[WORK TO COMPLETE]
Take the listing from its first line through the line that contains "-0.03, -0.02, -0.035];" and please retype those lines exactly, leaving out the pictures.
[Start of RECORDED INFORMATION]
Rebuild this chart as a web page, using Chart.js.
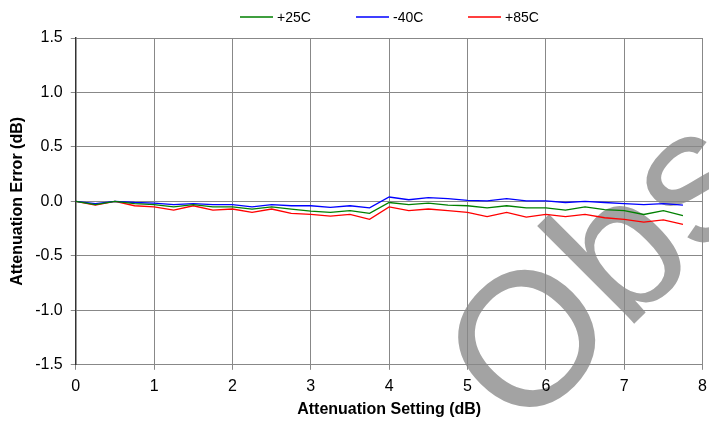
<!DOCTYPE html>
<html>
<head>
<meta charset="utf-8">
<script src="https://cdn.jsdelivr.net/npm/chart.js@4.4.1/dist/chart.umd.min.js"></script>
<style>
  html, body { margin: 0; padding: 0; background: #fff; }
  canvas { display: block; }
</style>
</head>
<body>
<canvas id="chart" width="709" height="425"></canvas>
<script>
// attenuation setting (dB), one reading every 0.25 dB
const settings = [0, 0.25, 0.5, 0.75, 1, 1.25, 1.5, 1.75, 2, 2.25, 2.5, 2.75, 3, 3.25, 3.5, 3.75,
  4, 4.25, 4.5, 4.75, 5, 5.25, 5.5, 5.75, 6, 6.25, 6.5, 6.75, 7, 7.25, 7.5, 7.75];

const err25 = [0, -0.03, 0, -0.02, -0.03, -0.05, -0.03, -0.05, -0.05, -0.07, -0.05, -0.07, -0.09, -0.10, -0.085, -0.11,
  -0.01, -0.03, -0.015, -0.035, -0.04, -0.06, -0.04, -0.06, -0.06, -0.08, -0.05, -0.075, -0.085, -0.12, -0.085, -0.13];

const errM40 = [0, -0.02, 0, -0.01, -0.015, -0.03, -0.02, -0.03, -0.03, -0.05, -0.03, -0.04, -0.04, -0.055, -0.04, -0.06,
  0.04, 0.015, 0.035, 0.025, 0.01, 0.005, 0.025, 0.005, 0.005, -0.01, 0, -0.01, -0.02, -0.03, -0.02, -0.035];

const err85 = [0, -0.035, 0, -0.04, -0.05, -0.08, -0.04, -0.08, -0.07, -0.10, -0.07, -0.11, -0.12, -0.135, -0.12, -0.165,
  -0.05, -0.085, -0.07, -0.085, -0.10, -0.14, -0.10, -0.145, -0.12, -0.14, -0.12, -0.15, -0.165, -0.19, -0.17, -0.21];

const seriesNames = ['+25C', '-40C', '+85C'];
const seriesColors = ['#008000', '#0000ff', '#ff0000'];

const FONT = "'Liberation Sans', Arial, sans-serif";

const toPoints = (vals) => vals.map((v, i) => ({ x: settings[i], y: v }));

// grey "Obsolete" stamp behind everything
const watermark = {
  id: 'watermark',
  beforeDraw(chart) {
    const ctx = chart.ctx;
    ctx.save();
    ctx.translate(521, 437);
    ctx.rotate(-Math.PI / 4);
    ctx.fillStyle = '#a3a3a3';
    ctx.font = '190px ' + FONT;
    ctx.textBaseline = 'alphabetic';
    ctx.fillText('Obsolete', 0, 0);
    ctx.restore();
  }
};

// legend row above the plot: short line then label
const lineLegend = {
  id: 'lineLegend',
  afterDraw(chart) {
    const ctx = chart.ctx;
    const area = chart.chartArea;
    const lineLen = 33, gap = 4, spacing = 45;
    ctx.save();
    ctx.setLineDash([]);
    ctx.globalAlpha = 1;
    ctx.font = '14px ' + FONT;
    const items = seriesNames.map((name, i) => ({
      text: name, color: seriesColors[i], w: lineLen + gap + ctx.measureText(name).width
    }));
    const total = items.reduce((s, it) => s + it.w, 0) + spacing * (items.length - 1);
    let x = Math.round((area.left + area.right) / 2 - total / 2);
    const y = 17;
    items.forEach(it => {
      ctx.fillStyle = it.color;
      ctx.fillRect(x, y - 0.75, lineLen, 1.5);
      ctx.fillStyle = '#000';
      ctx.textBaseline = 'middle';
      ctx.textAlign = 'left';
      ctx.fillText(it.text, x + lineLen + gap, y + 1);
      x += Math.round(it.w + spacing);
    });
    ctx.restore();
  }
};

new Chart(document.getElementById('chart'), {
  type: 'line',
  data: {
    datasets: [
      { label: seriesNames[0], data: toPoints(err25), borderColor: seriesColors[0] },
      { label: seriesNames[1], data: toPoints(errM40), borderColor: seriesColors[1] },
      { label: seriesNames[2], data: toPoints(err85), borderColor: seriesColors[2] }
    ].map(ds => Object.assign(ds, {
      borderWidth: 1.3, pointRadius: 0, tension: 0, fill: false
    }))
  },
  options: {
    responsive: false,
    animation: false,
    layout: { padding: { top: 38, right: 0, bottom: 0, left: 0 } },
    plugins: {
      legend: { display: false },
      tooltip: { enabled: false }
    },
    scales: {
      x: {
        type: 'linear',
        min: 0,
        max: 8,
        ticks: { stepSize: 1, color: '#000', padding: 2, font: { family: FONT, size: 16, lineHeight: 1.875 } },
        grid: { color: '#888', lineWidth: 1, tickLength: 5 },
        border: { color: '#888' },
        title: {
          display: true,
          text: 'Attenuation Setting (dB)',
          color: '#000',
          font: { family: FONT, size: 16, weight: 'bold' },
          padding: { top: -4, bottom: 6 }
        }
      },
      y: {
        min: -1.5,
        max: 1.5,
        ticks: {
          stepSize: 0.5, color: '#000', padding: 8, font: { family: FONT, size: 16 },
          callback: v => v.toFixed(1)
        },
        grid: { color: '#888', lineWidth: 1, tickLength: 5 },
        border: { color: '#333', width: 1.5 },
        title: {
          display: true,
          text: 'Attenuation Error (dB)',
          color: '#000',
          font: { family: FONT, size: 16, weight: 'bold' },
          padding: { top: 8, bottom: 0 }
        }
      }
    }
  },
  plugins: [watermark, lineLegend]
});
</script>
</body>
</html>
[End of RECORDED INFORMATION]
[SOLUTION TO THE PROBLEM]
Rebuild this chart as a web page, using Chart.js.
<!DOCTYPE html>
<html>
<head>
<meta charset="utf-8">
<script src="https://cdn.jsdelivr.net/npm/chart.js@4.4.1/dist/chart.umd.min.js"></script>
<style>
  html, body { margin: 0; padding: 0; background: #fff; }
  canvas { display: block; }
</style>
</head>
<body>
<canvas id="chart" width="709" height="425"></canvas>
<script>
// attenuation setting (dB), one reading every 0.25 dB
const settings = [0, 0.25, 0.5, 0.75, 1, 1.25, 1.5, 1.75, 2, 2.25, 2.5, 2.75, 3, 3.25, 3.5, 3.75,
  4, 4.25, 4.5, 4.75, 5, 5.25, 5.5, 5.75, 6, 6.25, 6.5, 6.75, 7, 7.25, 7.5, 7.75];

const err25 = [0, -0.03, 0, -0.02, -0.03, -0.05, -0.03, -0.05, -0.05, -0.07, -0.05, -0.07, -0.09, -0.10, -0.085, -0.11,
  -0.01, -0.03, -0.015, -0.035, -0.04, -0.06, -0.04, -0.06, -0.06, -0.08, -0.05, -0.075, -0.085, -0.12, -0.085, -0.13];

const errM40 = [0, -0.02, 0, -0.01, -0.015, -0.03, -0.02, -0.03, -0.03, -0.05, -0.03, -0.04, -0.04, -0.055, -0.04, -0.06,
  0.04, 0.015, 0.035, 0.025, 0.01, 0.005, 0.025, 0.005, 0.005, -0.01, 0, -0.01, -0.02, -0.03, -0.02, -0.035];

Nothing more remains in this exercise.